As shock about the primary election defeat of House Majority Leader Eric Cantor abates and eyes turn to upcoming leadership races, questions remain as to the impact the loss will have on multiple issues, including medical innovation and biomedical research.
Particularly in recent years, Cantor had positioned himself as a leading Republican voice in support of medical innovation and research. He regularly highlighted research as a priority in his speeches, and he made support for research a component of his An America that Works agenda for the Republican caucus. Earlier this year, Cantor helped push through Congress legislation that transferred taxpayer funds earmarked for national political party conventions to a fund that would support pediatric research at the National Institutes of Health (NIH). He also played a key role in enacting into law in late 2013 legislation that authorized the establishment of a network of pediatric research consortia, and his office was widely seen as the essential voice of the Republican caucus on medical research and related issues.
With Cantor's loss, none of the current or anticipated future members of the House Republican leadership have the same level of express interest in medical research. Congressman Fred Upton of Michigan, Chairman of the Energy & Commerce Committee and architect of the committee's 21st Century Cures Initiative, may become even more visible as the leading Republican voice in Congress on medical innovation and related issues. Other Republican members are strong supporters of research, but many are tied more closely to specific diseases and conditions or industries as their driving force.
Since its launch in early May, the "Cures Initiative" has received high levels of attention, particularly among patient advocacy organizations and other voices that have been challenged by reductions in research funding and limited congressional engagement on such issues in recent years. A decade ago, Congress completed its five-year push to double the budget of the NIH, but aside from the two-year infusion of federal stimulus dollars, the NIH budget has remained largely flat. And since enacting NIH Reform in early 2007, Congress has largely ceased to pass legislation that focuses on research for specific diseases or disorders.

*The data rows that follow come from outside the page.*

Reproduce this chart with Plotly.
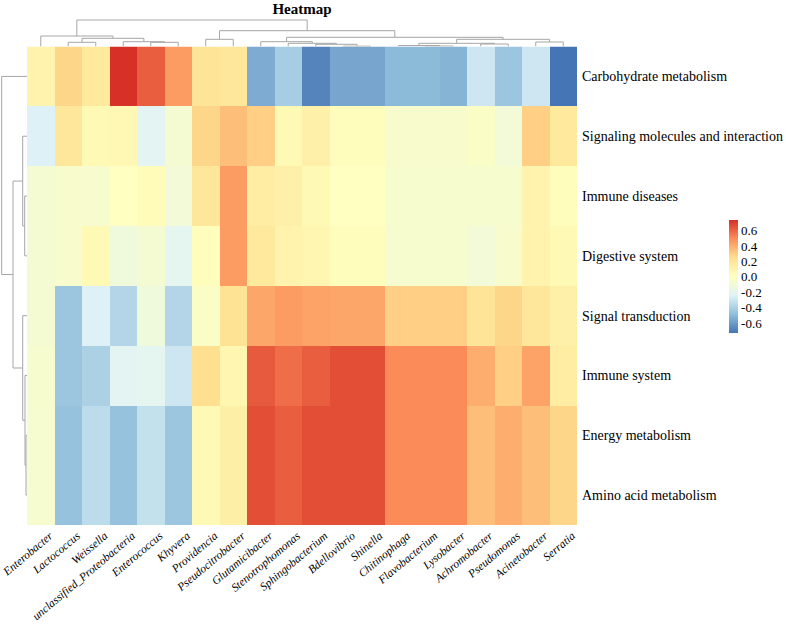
import plotly.graph_objects as go

# column (genus) order as in the clustered heatmap
genera = [
    "Enterobacter", "Lactococcus", "Weissella", "unclassified_Proteobacteria",
    "Enterococcus", "Khyvera", "Providencia", "Pseudocitrobacter",
    "Glutamicibacter", "Stenotrophomonas", "Sphingobacterium", "Bdellovibrio",
    "Shinella", "Chitinophaga", "Flavobacterium", "Lysobacter",
    "Achromobacter", "Pseudomonas", "Acinetobacter", "Serratia",
]
pathways = [
    "Carbohydrate metabolism", "Signaling molecules and interaction",
    "Immune diseases", "Digestive system", "Signal transduction",
    "Immune system", "Energy metabolism", "Amino acid metabolism",
]

carbohydrate = [0.10, 0.28, 0.18, 0.74, 0.62, 0.45, 0.22, 0.20, -0.55, -0.42,
                -0.68, -0.57, -0.57, -0.50, -0.50, -0.52, -0.30, -0.45, -0.30, -0.73]
signaling = [-0.25, 0.20, 0.05, 0.07, -0.22, -0.08, 0.28, 0.35, 0.30, 0.05,
             0.12, 0.02, 0.02, -0.05, -0.05, -0.05, -0.03, -0.10, 0.30, 0.18]
immune_dis = [-0.08, -0.05, -0.06, 0.00, 0.03, -0.10, 0.20, 0.45, 0.15, 0.12,
              0.05, 0.00, 0.00, -0.06, -0.06, -0.06, -0.06, -0.06, 0.10, 0.02]
digestive = [-0.08, -0.05, 0.05, -0.12, -0.08, -0.20, 0.02, 0.45, 0.18, 0.10,
             0.08, 0.02, 0.02, -0.06, -0.06, -0.06, -0.10, -0.05, 0.10, 0.05]
signal_trans = [-0.08, -0.45, -0.25, -0.38, -0.12, -0.38, -0.03, 0.23, 0.42, 0.45,
                0.43, 0.42, 0.42, 0.30, 0.30, 0.30, 0.22, 0.28, 0.20, 0.12]
immune_sys = [-0.06, -0.45, -0.40, -0.22, -0.20, -0.30, 0.25, 0.08, 0.63, 0.58,
              0.62, 0.66, 0.66, 0.50, 0.50, 0.50, 0.40, 0.30, 0.43, 0.15]
energy = [-0.07, -0.47, -0.35, -0.47, -0.33, -0.45, 0.05, 0.13, 0.66, 0.62,
          0.66, 0.66, 0.66, 0.50, 0.50, 0.50, 0.35, 0.40, 0.35, 0.28]
amino_acid = [-0.07, -0.47, -0.35, -0.47, -0.33, -0.45, 0.05, 0.13, 0.66, 0.62,
              0.66, 0.66, 0.66, 0.50, 0.50, 0.50, 0.35, 0.40, 0.35, 0.28]

# hierarchical merges: (child a, child b, height); ids >= n are earlier merges
col_merges = [
    (1, 2, 4.2), (4, 5, 4.2), (3, 21, 4.8), (20, 22, 8.2), (0, 23, 10.5),
    (6, 7, 7.2), (11, 12, 0.3), (10, 26, 2.2), (9, 27, 3.2), (8, 28, 4.8),
    (14, 15, 0.5), (13, 30, 1.0), (16, 17, 2.5), (31, 32, 3.2), (18, 19, 4.5),
    (33, 34, 7.2), (29, 35, 9.2), (25, 36, 15.8), (24, 37, 26.5),
]
row_merges = [
    (2, 3, 2.3), (1, 8, 4.3), (6, 7, 1.0), (5, 10, 2.0), (4, 11, 4.3),
    (9, 12, 14.0), (0, 13, 25.3),
]

colorscale = [
    [0 / 6, "#4575B4"], [1 / 6, "#91BFDB"], [2 / 6, "#E0F3F8"], [3 / 6, "#FFFFBF"],
    [4 / 6, "#FEE090"], [5 / 6, "#FC8D59"], [6 / 6, "#D73027"],
]

SERIF = "Liberation Serif, Times New Roman, serif"
LINE = "#a6a6a6"
W, H = 786, 624


def dendro_segments(merges, n):
    pos = {i: float(i) for i in range(n)}
    hgt = {i: 0.0 for i in range(n)}
    p_all, h_all = [], []
    for k, (a, b, h) in enumerate(merges):
        p_all += [pos[a], pos[a], pos[b], pos[b], None]
        h_all += [hgt[a], h, h, hgt[b], None]
        pos[n + k] = (pos[a] + pos[b]) / 2
        hgt[n + k] = h
    return p_all, h_all


z = [carbohydrate, signaling, immune_dis, digestive, signal_trans, immune_sys, energy, amino_acid]

# pixel layout
hx0, hx1 = 27, 577
hy0, hy1 = 46.5, 525
xdom = [hx0 / W, hx1 / W]
ydom = [1 - hy1 / H, 1 - hy0 / H]

fig = go.Figure()

fig.add_trace(go.Heatmap(
    z=z, x=list(range(len(genera))), y=list(range(len(pathways))),
    colorscale=colorscale,
    xgap=0, ygap=0,
    hoverinfo="skip",
    colorbar=dict(
        x=729 / W, xanchor="left", y=1 - 276.5 / H, yanchor="middle",
        len=113, lenmode="pixels", thickness=9, outlinewidth=0,
        tickvals=[-0.6, -0.4, -0.2, 0.0, 0.2, 0.4, 0.6],
        ticktext=["-0.6", "-0.4", "-0.2", "0.0", "0.2", "0.4", "0.6"],
        tickfont=dict(family=SERIF, size=13, color="black"),
        ticks="", xpad=0, ypad=0,
    ),
))

# top dendrogram
cx, ch = dendro_segments(col_merges, len(genera))
fig.add_trace(go.Scatter(x=cx, y=ch, mode="lines", line=dict(color=LINE, width=1),
                         xaxis="x2", yaxis="y2", hoverinfo="skip", showlegend=False))

# left dendrogram
ry, rh = dendro_segments(row_merges, len(pathways))
fig.add_trace(go.Scatter(x=rh, y=ry, mode="lines", line=dict(color=LINE, width=1),
                         xaxis="x3", yaxis="y3", hoverinfo="skip", showlegend=False))

xr = [-0.5, len(genera) - 0.5]
yr = [len(pathways) - 0.5, -0.5]

fig.update_layout(
    width=W, height=H,
    margin=dict(l=0, r=0, t=0, b=0, autoexpand=False),
    paper_bgcolor="white", plot_bgcolor="white",
    title=dict(text="<b>Heatmap</b>", x=(hx0 + hx1) / 2 / W, xanchor="center",
               y=1 - 9 / H, yanchor="middle", automargin=False,
               font=dict(family=SERIF, size=15, color="black")),
    xaxis=dict(domain=xdom, range=xr, tickvals=list(range(len(genera))),
               ticktext=["<i>%s</i>" % g for g in genera], tickangle=-40,
               tickfont=dict(family=SERIF, size=11.5, color="black"),
               showgrid=False, zeroline=False, showline=False, ticks="",
               ticklabelshift=9, ticklabelstandoff=1,
               automargin=False, ticklabeloverflow="allow"),
    yaxis=dict(domain=ydom, range=yr, tickvals=list(range(len(pathways))),
               ticktext=pathways, side="right",
               tickfont=dict(family=SERIF, size=14, color="black"),
               showgrid=False, zeroline=False, showline=False, ticks="",
               ticklabelstandoff=4, automargin=False, ticklabeloverflow="allow"),
    xaxis2=dict(domain=xdom, range=xr, anchor="y2", visible=False),
    yaxis2=dict(domain=[1 - hy0 / H, 1 - 18 / H], range=[0, 28.5], anchor="x2", visible=False),
    xaxis3=dict(domain=[0, hx0 / W], range=[hx0, 0], anchor="y3", visible=False),
    yaxis3=dict(domain=ydom, range=yr, anchor="x3", visible=False),
)

# drop the default 8px page margin so the figure sits at the window's corner
fig.write_html("out.html", config={"displayModeBar": False},
               post_script="document.body.style.margin = '0';")
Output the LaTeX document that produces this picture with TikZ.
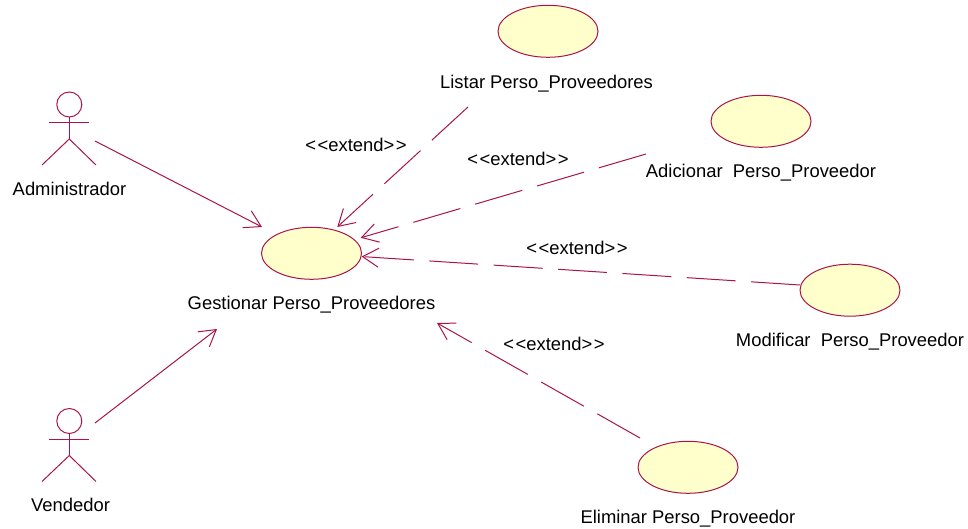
\documentclass[tikz,border=0pt]{standalone}
\usepackage{fontspec}
\setmainfont{Liberation Sans}
\usetikzlibrary{arrows.meta,shapes.geometric}
\definecolor{umlline}{RGB}{170,20,75}
\definecolor{umlfill}{RGB}{255,255,203}
\newcommand{\extendtext}{<\kern1.5pt<extend>\kern1.5pt>}
\begin{document}
\begin{tikzpicture}[x=1pt,y=-1pt,
    usecase/.style ={ellipse, draw=umlline, fill=umlfill, line width=1pt, minimum width=100pt, minimum height=52pt, inner sep=0pt},
    actorhead/.style ={circle, draw=umlline, line width=1pt, minimum size=25pt, inner sep=0pt},
    limb/.style ={draw=umlline, line width=1pt},
    caption/.style ={inner sep=0pt, anchor=base, font=\fontsize{18.4}{20}\selectfont, text=black},
    assoc/.style ={draw=umlline, line width=1pt, -{Straight Barb[length=16pt,width=19pt,line width=1pt]}},
    extendarrow/.style ={assoc, dash pattern=on 49pt off 15.5pt}]
   \useasboundingbox (0,0) rectangle (968,529);
   % actors
   \node[actorhead] (H1) at (69.3,104.5) {};
   \node[actorhead] (H2) at (69.3,421) {};
   \coordinate (N1) at (69.3,139);
   \coordinate (N2) at (69.3,455.5);
   \coordinate (A1) at (95,141);
   \coordinate (A2) at (95,423);
   \draw[limb] (H1) to (N1);
   \draw[limb] (49,122.5) to (89,122.5);
   \draw[limb] (42,165) to (N1);
   \draw[limb] (96,165) to (N1);
   \draw[limb] (H2) to (N2);
   \draw[limb] (49,439) to (89,439);
   \draw[limb] (42,481.5) to (N2);
   \draw[limb] (96,481.5) to (N2);
   \node[caption] (admin) at (69.5,195.7) {Administrador};
   \node[caption] (vend) at (70.5,511.7) {Vendedor};
   % use cases
   \node[usecase] (G) at (311.5,253.3) {};
   \node[usecase] (L) at (548,31.3) {};
   \node[usecase] (C) at (761,121.3) {};
   \node[usecase] (M) at (850,290.2) {};
   \node[usecase] (E) at (688,467.3) {};
   \node[caption] (Gt) at (311.5,309.7) {Gestionar Perso\_Proveedores};
   \node[caption] (Lt) at (546.5,88.7) {Listar Perso\_Proveedores};
   \node[caption] (Ct) at (761,177.7) {Adicionar\ \ Perso\_Proveedor};
   \node[caption] (Mt) at (850,346.7) {Modificar\ \ Perso\_Proveedor};
   \node[caption] (Et) at (688,523.7) {Eliminar Perso\_Proveedor};
   % associations
   \coordinate (G1) at (262,227);
   \coordinate (G2) at (217,329);
   \coordinate (G3) at (437,323);
   \coordinate (G4) at (337.3,227);
   \coordinate (G5) at (360.7,237.8);
   \draw[assoc] (A1) to (G1);
   \draw[assoc] (A2) to (G2);
   % extends
   \coordinate (L1) at (468,107);
   \coordinate (C1) at (646,154);
   \coordinate (M1) at (800,285);
   \coordinate (E1) at (640,438);
   \draw[extendarrow] (L1) to (G4);
   \draw[extendarrow] (C1) to (G5);
   \draw[extendarrow] (M1) to (G);
   \draw[extendarrow] (E1) to (G3);
   \node[caption] (x1) at (356,151.7) {\extendtext};
   \node[caption] (x2) at (518,165.2) {\extendtext};
   \node[caption] (x3) at (577,254.2) {\extendtext};
   \node[caption] (x4) at (554,350.2) {\extendtext};
 \end{tikzpicture}
\end{document}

This week, a key House subcommittee will take up a number of bills focused on conditions, including Lyme Disease and other vector borne disease, the muscular dystrophies and sudden infant death syndrome, and would follow recent activity to update an existing autism research and public health law. But much of what is moving is fairly modest and typically amends or updates existing laws, rather than establish new programs.
So far, the Cures Initiative has yielded white papers and hearings or other sessions focused on reforms to reduce the time, cost and risk of drug development and on incentives that may be warranted to attract and retain industry interest to drug development on the impact of technology — such as electronic health records and big data — on human health. The latest roundtable, on technology issues, will be held on June 24, and stakeholders can submit comments on the issue through mid-July. The most recent white paper, released in mid-May, was targeted toward patient advocates and asked for perspective on a number of issues, such as what actions organizations are already taking to support research and discovery and what actions Congress can take to be supportive.
Additional white papers, including one focused on digital health, are said to be on the horizon, as are future hearings and events, including in-district field hearings over the summer. Led by Upton and Democrat Diana DeGette of Colorado, there is hope that 21st Century Cures will remain a truly bipartisan undertaking. That desire may be tested as the committee examines more from areas of high-level agreement to those that are more prone to partisan division, such as the balance between financial incentives to pharmaceutical manufacturers and affordable medicines. Whether this effort will become a landmark in the nation's fight against diseases — or another victim of the policymaking gridlock that dominates the capital — hangs in the balance.